In 1995, Tokyo subway lines were attacked by religious fanatics using poisonous sarin gas in hopes of sparking an apocalypse. It was the most serious attack on Japanese soil since the Hiroshima and Nagasaki bombings of 1945. The event was traumatic for not just the people of Tokyo, but for Japan as well.
Occult tries and succeeds, in my opinion, at unpacking and revealing the deranged psychology of dangerous religious fanatics. We’re shown the effects of Japan’s harsh economy on the least fortunate, how difficult it is for Eno to even get a temporary, manual labor job. Eno explains how ‘God’ will take him away from our current dimension, then reward him in ‘heaven’. He doesn’t believe what he’s doing is wrong, and sees nothing wrong with murdering hundreds and injuring more. When Shiraishi questions Eno if what he’s doing is right, Eno says it has to be.
Nothing else makes sense.
This is a film with deep metaphor focused on tackling Japan’s past terrorist attacks and its dystopian economic future. Whether Shiraishi’s commentary on this is tasteful or not is up for debate, but there’s no denying this film is written smartly.

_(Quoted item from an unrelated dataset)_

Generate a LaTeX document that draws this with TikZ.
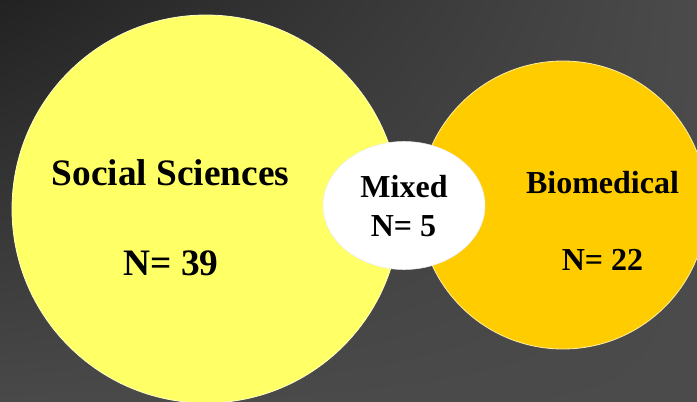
\documentclass[tikz,border=0pt]{standalone}
\usepackage{fontspec}
\setmainfont{Liberation Serif}
\newfontfamily\tnrbold{Liberation Serif Bold}
\usetikzlibrary{shapes.geometric,shadings}
\definecolor{bgdark}{HTML}{222222}
\definecolor{bglight}{HTML}{4B4B4B}
\definecolor{bgleft}{HTML}{494949}
\definecolor{ssyellow}{HTML}{FFFF66}
\definecolor{bmorange}{HTML}{FFCC00}
\tikzset{
  blob/.style={circle, inner sep=0pt, line width=0.6pt},
  bigtxt/.style={anchor=base, inner sep=0pt, font=\tnrbold\fontsize{28}{32}\selectfont},
  midtxt/.style={anchor=base, inner sep=0pt, font=\tnrbold\fontsize{24}{28}\selectfont}
}
\begin{document}
\begin{tikzpicture}[x=0.75pt, y=-0.75pt]
\useasboundingbox (0,0) rectangle (697,401);
\shade[upper left=bgdark, upper right=bglight, lower left=bgleft, lower right=bglight] (0,0) rectangle (697,401);
\begin{scope}
\clip (0,0) rectangle (697,401);
\node[blob, fill=ssyellow, draw=ssyellow!40!white, minimum size=291pt] (ss) at (206,209) {};
\node[blob, fill=bmorange, draw=bmorange!35!white, minimum size=216pt] (bm) at (563,205) {};
\node[ellipse, inner sep=0pt, fill=white, draw=white!85!gray, line width=0.4pt, minimum width=121.5pt, minimum height=96pt] (mx) at (404,205.5) {};
\end{scope}
\node[bigtxt] (sst) at (170.5,185) {Social Sciences};
\node[bigtxt] (ssn) at (171,275) {N= 39};
\node[midtxt] (bmt) at (602.5,193) {Biomedical};
\node[midtxt] (bmn) at (602.5,270) {N= 22};
\node[midtxt] (mxt) at (404,197) {Mixed};
\node[midtxt] (mxn) at (403.5,236) {N= 5};
\end{tikzpicture}
\end{document}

Don’t think that just because there’s a heavy emphasis on terrorism, Shiraishi forgot about his story’s Lovecraftian roots!
Taking clear inspiration from “From Beyond” by H.P. Lovecraft, as The Banshee Chapter (2013) did, Occult is filled with strange, invisible creatures that only Eno seems to notice. He calls these things ‘miracles’, but they’re far from it.

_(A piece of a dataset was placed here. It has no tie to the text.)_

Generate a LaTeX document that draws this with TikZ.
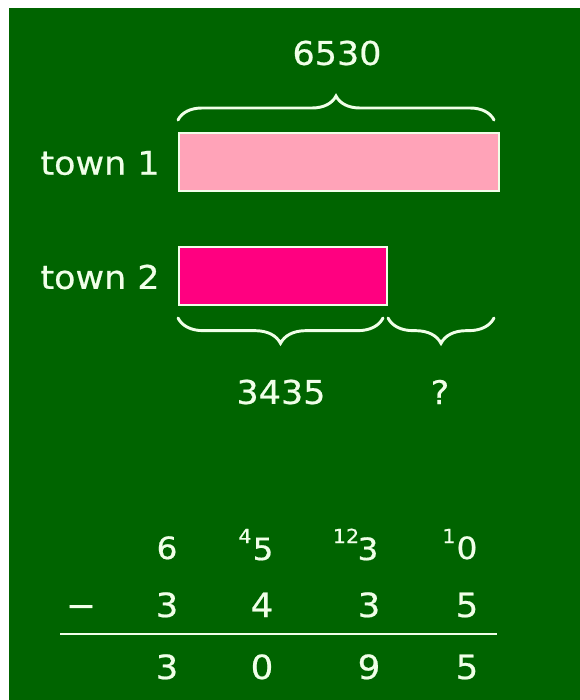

Large masses of whipping tendrils, these creatures are hellbent on creating calamity and death. Their influence in the film seems to go as far back as ancient Japan, as the main antagonist is the god Hiruko — a gargantuan leech creature worshipped by the ancient Japanese upon Mount Ohiruyama.
Shiraishi taps into a lot of what made writers like Derleth, Lovecraft, Chambers, and the crazed Richard Shaver interesting. Seamlessly weaving real locations, historic mythology, modern day pop sci-fi, and cosmic horror, Shiraishi created a complicated lore that he intentionally only scratched the surface of.